You just gave me a GREAT idea!
I have monster size hay nets that hold more than a three string bale – they go in big rubber tubs in my run-in shed (one for each horse) – hold enough hay for almost a week. Since I put various types of hay in them (timothy/orchard/alfalfa mix) these nets – five feet tall – are REALLY hard to fill (flake by flake) with ease.
Holding the nets open is the problem. So…
…I’m going to cut the bottom out of a muck basket (or big plastic garbage can) and use it as a sleeve – slip it into the net so as to hold it open – then stuff hay in and raise up the sleeve as I go.
You need bigger nets! I use the 50" Shire’s nets. I fill every other day, and they hold an entire small bale. Easy to fill–stand the bale up on end, slide net over the bale, flip upright, cut the strings on the bale, tie and hang the net.
And coincidentally, my mare is now hay net-less as she has developed what her massage person calls “the hay net muscle” on one side of her neck. Which does not help with all the other ways she is asymmetric.
I wish I had video of her attacking the net. I have never seen a horse this extreme. There are all these videos out there of horses calmly nibbling away, but I got the one who will do anything to defeat the purpose of a small-hole feeder.
I think the Porta-Grazer might work, because she’d have to stick her head into it to get at the hay… but it’s a lot of money if it doesn’t work.
Argh. Horses!
I prefer to feed from the ground, however have a few horses that I use haybags with. They either move around a lot resulting in hay being moved around their stall and stepped on or pooped/peed on or eat too quickly as my one EASY keeper pony does. They eat well out of the hay bags and the messy horses (who also happen to be hard-keepers) end up eating more hay than if I leave the hay on the ground for them. I want them to eat as much hay as possible and the haybags allow for this by keeping their hay from being trashed.

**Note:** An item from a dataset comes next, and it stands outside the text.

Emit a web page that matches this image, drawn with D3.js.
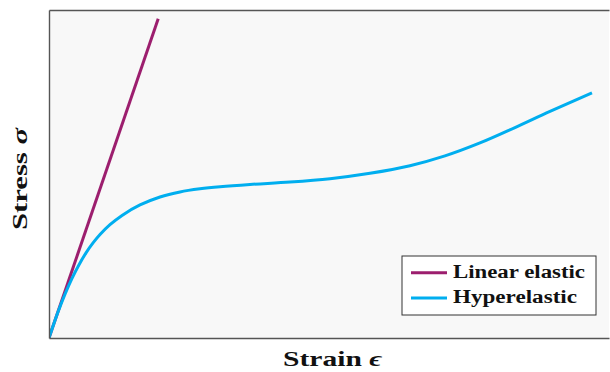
<!DOCTYPE html>
<html>
<head>
<meta charset="utf-8">
<script src="https://cdn.jsdelivr.net/npm/d3@7"></script>
<style>
  html, body { margin: 0; padding: 0; background: #fff; }
  svg { display: block; }
  .lbl { font-family: "Liberation Serif", "DejaVu Serif", serif; font-weight: bold; fill: #111; }
</style>
</head>
<body>
<svg id="chart" width="610" height="372"></svg>
<script>
// Series: strain (normalised) vs stress (normalised)
const hyperStrain = [0, 0.0161, 0.0286, 0.0411, 0.0536, 0.0661, 0.0786, 0.0911, 0.1089, 0.1304, 0.1625, 0.1982, 0.2339, 0.2696, 0.3054, 0.3589, 0.4304, 0.5018, 0.5732, 0.6446, 0.7071, 0.7696, 0.8321, 0.8946, 0.9696];
const hyperStress = [0, 0.0796, 0.1340, 0.1820, 0.2236, 0.2595, 0.2898, 0.3154, 0.3453, 0.3738, 0.4056, 0.4300, 0.4453, 0.4547, 0.4611, 0.4680, 0.4753, 0.4857, 0.5021, 0.5253, 0.5552, 0.5947, 0.6416, 0.6907, 0.7470];
const linearStrain = [0, 0.195];
const linearStress = [0, 0.973];

const seriesNames = ["Linear elastic", "Hyperelastic"];
const seriesColors = ["#9c1e6e", "#00aeef"];
const xLabel = "Strain ";
const xSymbol = "\u03F5";
const yLabel = "Stress ";
const ySymbol = "\u03C3";

const svg = d3.select("#chart");
const m = { left: 49, right: 609, top: 10, bottom: 338 };

const x = d3.scaleLinear().domain([0, 1]).range([m.left, m.right]);
const y = d3.scaleLinear().domain([0, 1]).range([m.bottom, m.top]);

// Plot area background
svg.append("rect")
  .attr("x", x(0)).attr("y", y(1))
  .attr("width", x(1) - x(0)).attr("height", y(0) - y(1))
  .attr("fill", "#f8f8f8");

svg.append("clipPath").attr("id", "plotclip")
  .append("rect")
  .attr("x", x(0)).attr("y", y(1))
  .attr("width", x(1) - x(0)).attr("height", y(0) - y(1));

const linearData = linearStrain.map((v, i) => [v, linearStress[i]]);
const hyperData = hyperStrain.map((v, i) => [v, hyperStress[i]]);

const plot = svg.append("g").attr("clip-path", "url(#plotclip)");
plot.append("path").datum(linearData)
  .attr("d", d3.line().x(d => x(d[0])).y(d => y(d[1])))
  .attr("fill", "none").attr("stroke", seriesColors[0]).attr("stroke-width", 3);
plot.append("path").datum(hyperData)
  .attr("d", d3.line().x(d => x(d[0])).y(d => y(d[1])).curve(d3.curveCatmullRom.alpha(0.5)))
  .attr("fill", "none").attr("stroke", seriesColors[1]).attr("stroke-width", 3);

// Frame: axes without ticks
const xAxis = d3.axisBottom(x).tickValues([]).tickSizeOuter(0);
const yAxis = d3.axisLeft(y).tickValues([]).tickSizeOuter(0);
const xTop = d3.axisTop(x).tickValues([]).tickSizeOuter(0);
[svg.append("g").attr("transform", `translate(0,${y(0)})`).call(xAxis),
 svg.append("g").attr("transform", `translate(${x(0)},0)`).call(yAxis),
 svg.append("g").attr("transform", `translate(0,${y(1)})`).call(xTop)]
  .forEach(g => g.select(".domain").attr("stroke", "#555").attr("stroke-width", 1.4));

// Axis titles
const xt = svg.append("text").attr("class", "lbl")
  .attr("x", 332.5).attr("y", 366)
  .attr("text-anchor", "middle").attr("font-size", 21)
  .attr("textLength", 99).attr("lengthAdjust", "spacingAndGlyphs");
xt.append("tspan").text(xLabel);
xt.append("tspan").attr("font-style", "italic").text(xSymbol);

const yt = svg.append("text").attr("class", "lbl")
  .attr("transform", "translate(27,179) rotate(-90)")
  .attr("text-anchor", "middle").attr("font-size", 21)
  .attr("textLength", 102).attr("lengthAdjust", "spacingAndGlyphs");
yt.append("tspan").text(yLabel);
yt.append("tspan").attr("font-style", "italic").text(ySymbol);

// Legend
const legendWidths = [132, 124];
const lg = svg.append("g").attr("transform", "translate(402,256)");
lg.append("rect").attr("width", 194).attr("height", 59)
  .attr("fill", "#fff").attr("stroke", "#333").attr("stroke-width", 1);
seriesNames.forEach((name, i) => {
  const yy = 16.7 + i * 25.3;
  lg.append("line").attr("x1", 9).attr("x2", 45).attr("y1", yy).attr("y2", yy)
    .attr("stroke", seriesColors[i]).attr("stroke-width", 3);
  lg.append("text").attr("class", "lbl").attr("x", 51).attr("y", yy + 5)
    .attr("font-size", 18)
    .attr("textLength", legendWidths[i]).attr("lengthAdjust", "spacingAndGlyphs")
    .text(name);
});
</script>
</body>
</html>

I feed hay on the ground.Don’t like hay nets just makes for sore necked horse’s. Feed big round and they are put out in pasture. Just scrape up wasted hay with bobcat.
No hay being fed now till late november. Horse’s are on pasture, they won’t eat hay this time of year.
I’m trying an experiment with my pony right now using one of these: http://www.chicksaddlery.com/page/CDS/PROD/SF1937 as a hay pillow. It has three sets of d-rings at the opening, and I’m using some very small screw lock carabiners to close them. Pony is unshod and did great with it the first night, but was terrified of the scary hay beast in the light of day - but got over it the next evening, thankfully. The tiny carabiners are kind of a pain in the butt, but they are secure and I’m not worried that they’ll break (and I had a handful of them). Would love to know what kind of fasteners other folks are using and if they’re holding up.
After experimenting with the kids over my five day holiday weekend, I stuffed hay nets again last night for today. They just wasted too much hay. I started out with a flake of their alfalfa/orchard grass and a flake of first cutting orchard grass. The issue horses ground the orchard grass into their bedding by mid-day. I then just gave the alfalfa/orchard and gave a flake of orchard grass mid-day. Again, but evening feed, they had ground most of their orchard grass into their bedding.
I could probably go back to feeding on the ground when I’m feeding a second cutting hay that they all like better, but for now it’s hay nets. I love the hay pillow idea, but with everyone shod, I can’t do it.
It’s likely that they are all just not very hungry for hay, since they all have access to grass at night. But all the same, these kids are hard keepers, I cannot NOT provide access to hay. Even if they don’t eat it, they need to option of having it if they want it.
I have conflicting feelings between feeding on the grd and using a haynet. I have an IR horse who is suppose to have her hay in a net to slow her down. She inhales when the hay is on the floor and can go thru hay in record time. But I look at the angle of her head and neck from eating from the net and I wonder how that could be good for her. I board so some of the feeders on the floor wont fly.